Plastica, giro di vite all’importazione di riciclati

di Luigi Palumbo 20/03/2024

I nuovi obblighi di contenuto riciclato per il packaging in plastica, previsti dal regolamento europeo imballaggi, potranno essere raggiunti solo con polimeri riciclati in Ue o prodotti in paesi terzi che rispettino gli standard europei di qualità e sostenibilità. Lo prevede una clausola di salvaguardia inserita da Parlamento e Consiglio in risposta agli appelli delle imprese europee


I nuovi obblighi di contenuto minimo riciclato negli imballaggi in plastica dovranno essere raggiunti con polimeri che rispettino standard di qualità e sostenibilità in linea con quelli europei. Non sarà uno stop tout-court alle importazioni di plastiche riciclate da paesi terzi, bocciato dalla Commissione Ue, ma resta un deciso un giro di vite quello previsto dall’accordo provvisorio tra Consiglio e Parlamento sul nuovo regolamento imballaggi, che ieri è stato approvato dalla commissione ENVI dell’eurocamera e che il prossimo 22 aprile dovrebbe ottenere il via libera definitivo della plenaria. Uno degli ultimi atti prima della sospensione dei lavori in vista delle elezioni di inizio giugno.
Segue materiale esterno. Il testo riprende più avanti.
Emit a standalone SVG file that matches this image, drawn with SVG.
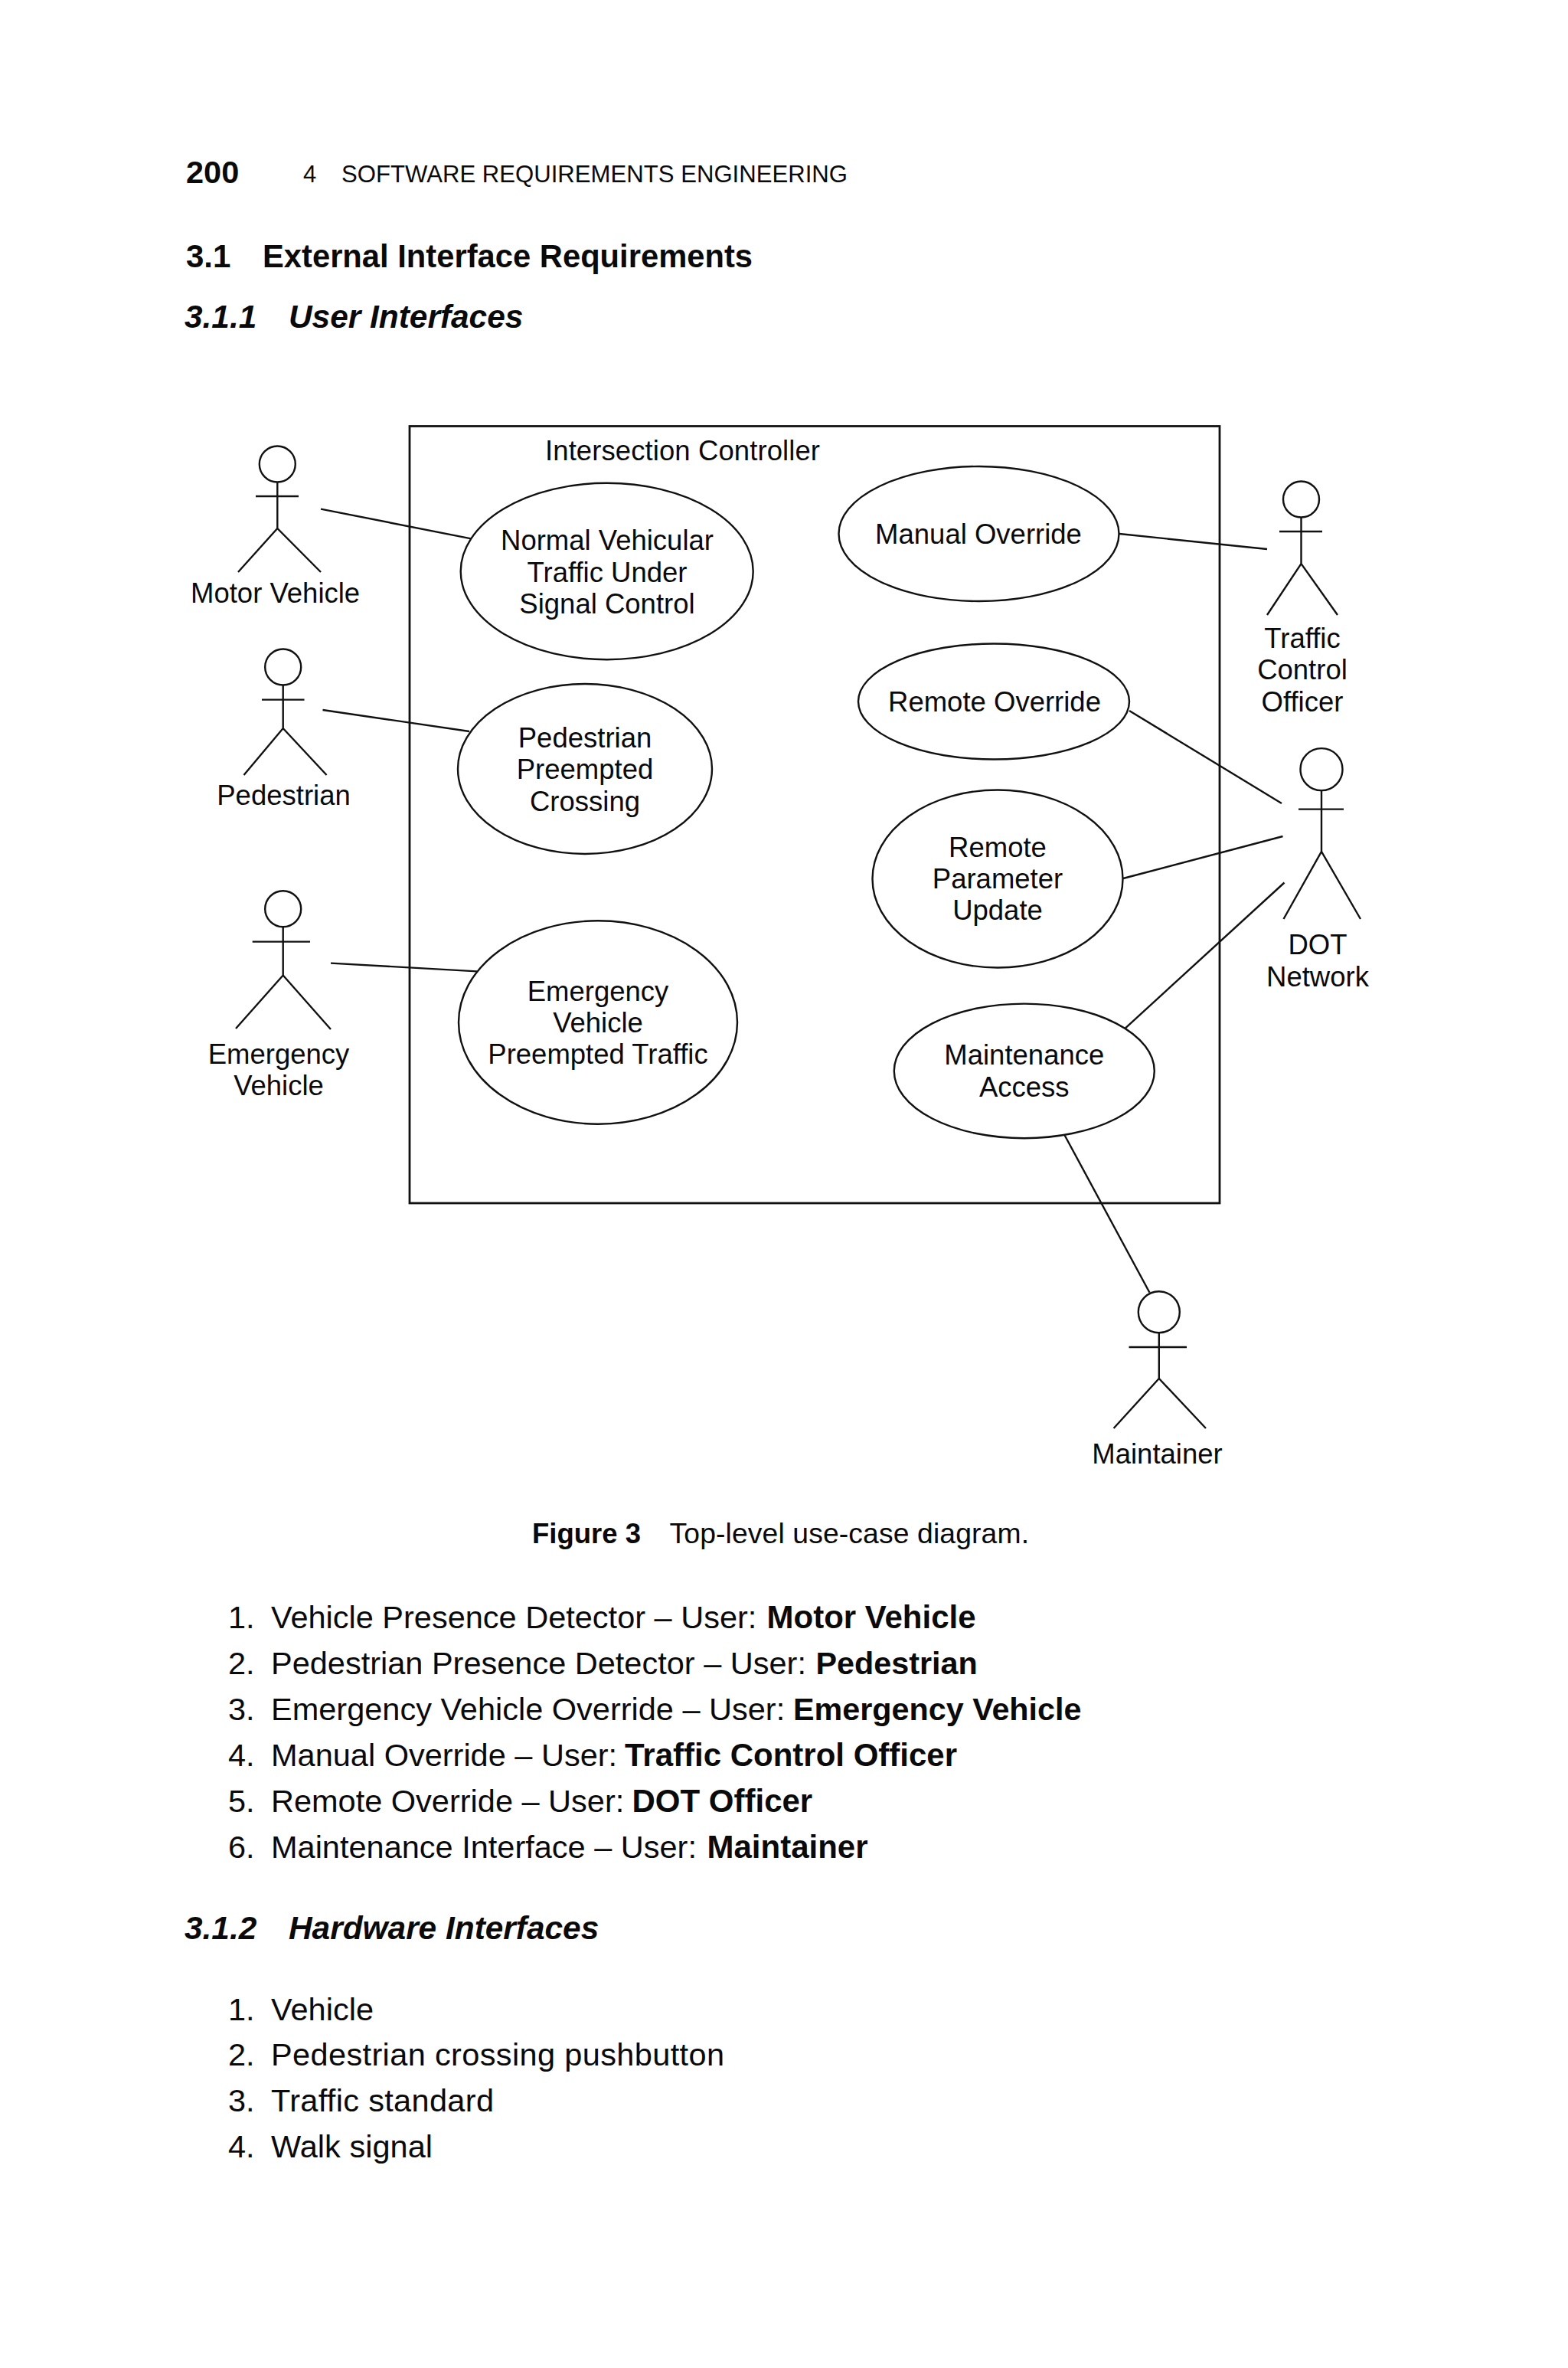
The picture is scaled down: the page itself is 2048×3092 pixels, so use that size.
<svg xmlns="http://www.w3.org/2000/svg" width="2048" height="3092" viewBox="0 0 2048 3092">
<style>
text{font-family:"Liberation Sans",Arial,Helvetica,sans-serif;fill:#0a0a0a}
.l{font-size:36.5px;text-anchor:middle}
.s{fill:#fff;stroke:#111;stroke-width:2.4}
.c,.a path{fill:none;stroke:#111;stroke-width:2.4;stroke-linejoin:miter}
.a circle{fill:none;stroke:#111;stroke-width:2.4}
.b{font-weight:700}
.i{font-weight:700;font-style:italic;font-size:42.4px}
.h{font-size:41.5px}
.h .b{font-size:42px}
.h .e{font-size:41.3px}
.cap{font-size:37.3px}
</style>
<rect width="2048" height="3092" fill="#fff"/>
<g id="page-header">
<text x="243" y="239" class="b" font-size="41.5">200</text>
<text x="396" y="238" font-size="31">4</text>
<text x="446" y="238" font-size="31.1" textLength="661">SOFTWARE REQUIREMENTS ENGINEERING</text>
<text x="243" y="349" class="b" font-size="42">3.1</text>
<text x="343" y="349" class="b" font-size="41.7" textLength="640">External Interface Requirements</text>
<text x="241" y="428" class="i">3.1.1</text>
<text x="377" y="428" class="i">User Interfaces</text>
</g>
<g id="system-boundary">
<rect x="535" y="556.5" width="1058" height="1014.5" fill="none" stroke="#111" stroke-width="2.8"/>
<text x="712" y="601" font-size="36.5" textLength="359">Intersection Controller</text>
</g>
<g id="connectors">
<path class="c" d="M419 664.6L615.4 703.4"/>
<path class="c" d="M421.5 927L613 955"/>
<path class="c" d="M432 1257.6L623 1268.4"/>
<path class="c" d="M1462 697L1655 717"/>
<path class="c" d="M1475 928L1674 1049"/>
<path class="c" d="M1467 1147L1675.5 1092"/>
<path class="c" d="M1470 1342.3L1677.5 1152.5"/>
<path class="c" d="M1390.8 1482.7L1501.5 1687.8"/>
</g>
<g id="uc-normal"><ellipse class="s" cx="792.7" cy="746" rx="191" ry="115.3"/><text class="l" x="793" y="718">Normal Vehicular</text><text class="l" x="793" y="759.5">Traffic Under</text><text class="l" x="793" y="801">Signal Control</text></g>
<g id="uc-pedestrian"><ellipse class="s" cx="764" cy="1004" rx="166" ry="111"/><text class="l" x="764" y="976">Pedestrian</text><text class="l" x="764" y="1017">Preempted</text><text class="l" x="764" y="1058.5">Crossing</text></g>
<g id="uc-emergency"><ellipse class="s" cx="781" cy="1335" rx="182" ry="132.7"/><text class="l" x="781" y="1307">Emergency</text><text class="l" x="781" y="1348">Vehicle</text><text class="l" x="781" y="1389.3">Preempted Traffic</text></g>
<g id="uc-manual"><ellipse class="s" cx="1278.5" cy="697" rx="183" ry="88"/><text class="l" x="1278" y="710">Manual Override</text></g>
<g id="uc-remote"><ellipse class="s" cx="1298" cy="916" rx="177" ry="75.5"/><text class="l" x="1299" y="929">Remote Override</text></g>
<g id="uc-parameter"><ellipse class="s" cx="1303" cy="1147.5" rx="163.5" ry="116"/><text class="l" x="1303" y="1119">Remote</text><text class="l" x="1303" y="1160">Parameter</text><text class="l" x="1303" y="1201">Update</text></g>
<g id="uc-maintenance"><ellipse class="s" cx="1337.8" cy="1398.4" rx="170" ry="87.8"/><text class="l" x="1337.8" y="1390.3">Maintenance</text><text class="l" x="1337.8" y="1431.6">Access</text></g>
<g id="actor-motor" class="a"><circle cx="362.3" cy="606" r="23.5"/><path d="M362.3 629.5V690M334 648H390M311 747L362.3 690L419 747"/><text class="l" x="359.6" y="786.5">Motor Vehicle</text></g>
<g id="actor-pedestrian" class="a"><circle cx="369.7" cy="871" r="23.5"/><path d="M369.7 894.5V951M342 913.6H397.5M318.5 1012L369.7 951L426.6 1012"/><text class="l" x="370.5" y="1051">Pedestrian</text></g>
<g id="actor-emergency" class="a"><circle cx="369.7" cy="1186.7" r="23.5"/><path d="M369.7 1210V1273.5M329.7 1229.6H405M308 1343L369.7 1273.5L432 1344"/><text class="l" x="364" y="1388.8">Emergency</text><text class="l" x="364" y="1430">Vehicle</text></g>
<g id="actor-traffic" class="a"><circle cx="1699.5" cy="652" r="23.5"/><path d="M1699.5 675.5V736M1671 694H1727M1655 803L1699.5 736L1747 803"/><text class="l" x="1701" y="846">Traffic</text><text class="l" x="1701" y="887">Control</text><text class="l" x="1701" y="929">Officer</text></g>
<g id="actor-dot" class="a"><circle cx="1726" cy="1004.6" r="27.5"/><path d="M1726 1032V1112M1696 1056.6H1755M1676.5 1200L1726 1112L1777 1200"/><text class="l" x="1721" y="1246">DOT</text><text class="l" x="1721" y="1288">Network</text></g>
<g id="actor-maintainer" class="a"><circle cx="1513.8" cy="1713.3" r="27"/><path d="M1513.8 1740.3V1800M1474.5 1759H1550M1454.6 1865L1513.8 1800L1575 1865"/><text class="l" x="1511.5" y="1911">Maintainer</text></g>
<g id="caption">
<text x="695" y="2015" class="b" font-size="36.5">Figure 3</text>
<text x="874.5" y="2015" class="cap" textLength="469.5">Top-level use-case diagram.</text>
</g>
<g id="user-list" class="h">
<text x="298" y="2125.5">1.</text><text y="2125.5"><tspan x="354">Vehicle Presence Detector – User: </tspan><tspan x="1001.5" class="b">Motor Vehicle</tspan></text>
<text x="298" y="2186">2.</text><text y="2186"><tspan x="354">Pedestrian Presence Detector – User: </tspan><tspan x="1065.5" class="b e">Pedestrian</tspan></text>
<text x="298" y="2246">3.</text><text y="2246"><tspan x="354">Emergency Vehicle Override – User: </tspan><tspan x="1036" class="b e">Emergency Vehicle</tspan></text>
<text x="298" y="2306">4.</text><text y="2306"><tspan x="354">Manual Override – User: </tspan><tspan x="816" class="b">Traffic Control Officer</tspan></text>
<text x="298" y="2366">5.</text><text y="2366"><tspan x="354">Remote Override – User: </tspan><tspan x="825.5" class="b">DOT Officer</tspan></text>
<text x="298" y="2426">6.</text><text y="2426"><tspan x="354">Maintenance Interface – User: </tspan><tspan x="923.5" class="b">Maintainer</tspan></text>
</g>
<g id="hardware-section">
<text x="241" y="2531.5" class="i">3.1.2</text>
<text x="377" y="2531.5" class="i">Hardware Interfaces</text>
</g>
<g id="hardware-list" class="h">
<text x="298" y="2637.5">1.</text><text x="354" y="2637.5" textLength="134">Vehicle</text>
<text x="298" y="2697">2.</text><text x="354" y="2697" textLength="592">Pedestrian crossing pushbutton</text>
<text x="298" y="2757">3.</text><text x="354" y="2757" textLength="291">Traffic standard</text>
<text x="298" y="2817">4.</text><text x="354" y="2817" textLength="211">Walk signal</text>
</g>
</svg>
Una volta in vigore, il regolamento introdurrà, tra gli altri, anche nuovi target vincolanti di contenuto minimo riciclato nel packaging in plastica: a partire dal 2030, ad esempio, il 35% della plastica per imballaggi non in PET dovrà provenire dal riciclo, passando al 65% al 2040. Per raggiungerli, chiarisce una clausola di salvaguardia introdotta dai co legislatori in occasione dell’ultimo trilogo, i produttori di imballaggi potranno utilizzare plastica riciclata prodotta da rifiuti “raccolti nell’Ue” o in alternativa in un paese terzo ma “in conformità con standard per la raccolta differenziata per promuovere un riciclo di alta qualità”. Se non riciclati in un’installazione entro i confini dell’Ue, chiarisce inoltre l’intesa, i rifiuti in plastica post consumo dovranno essere riciclati in impianti “ai quali si applichino norme riguardanti prevenzione e riduzione delle emissioni in aria, acqua e suolo connesse alle operazioni di riciclo”.

Una stretta sulla qualità dei materiali in ingresso nell’Ue, insomma, ma non la messa al bando delle importazioni chiesta dalle imprese europee del riciclo, preoccupate dal rischio di una potenziale inondazione di polimeri secondari provenienti dai paesi terzi. Se da un lato, infatti, i nuovi obblighi di contenuto minimo rappresentano una importante misura di traino della domanda di materiali riciclati, dall’altro, secondo i riciclatori europei, rischiano di trasformarsi in un acceleratore delle importazioni di polimeri secondari a buon mercato, non tracciati, provenienti soprattutto dai paesi asiatici. Cosa che, denunciano da tempo le imprese europee, sta già avvenendo in relazione agli obblighi di contenuto riciclato per le bottiglie in PET (25% al 2025 e 30% al 2030) introdotti dalla direttiva SUP (Single Use Plastic), che secondo le associazioni EuRIC e Fead sono tra le cause principali dell’impennata delle importazioni di polimeri riciclati registrata negli ultimi due anni, responsabile di un crollo di oltre il 50% dei valori sul mercato dell’Ue.

L’ipotesi di una messa al bando delle importazioni, tuttavia, non ha mai convinto la Commissione Ue, contraria a misure protezionistiche in conflitto con le norme sul commercio globale. Anche per questo, in occasione del trilogo finale dello scorso 4 marzo, la clausola di salvaguardia proposta da Consiglio e Parlamento non aveva incassato il placet di Bruxelles, che si era riservata di valutarne con maggiore attenzione la compatibilità con le regole WTO. Un esame durato più di dieci giorni e conclusosi, insieme agli ultimi interventi di ‘fine tuning’, con il semaforo verde del COREPER, arrivato il 15 marzo.

Soddisfatti i riciclatori, secondo cui “anche a valle della rimozione di qualunque condizione di origine” pretesa dalla Commissione, “stabilire condizioni che garantiscano che la plastica riciclata importata soddisfi standard equivalenti a quelli fissati nell’Ue – aveva commentato Olivier Francois, presidente dell’associazione europea dei riciclatori EuRIC – è vitale per garantire la sovranità e la competitività industriale europea”. Senza dimenticare, chiariscono i riciclatori, che la stretta sulle importazioni “è coerente” con quella sulle esportazioni introdotta dalla recente riforma del regolamento Ue sulle spedizioni di rifiuti, che a partire dalla primavera del 2026 vieterà agli Stati membri dell’Ue di esportare rifiuti in plastica verso i Paesi non-OCSE.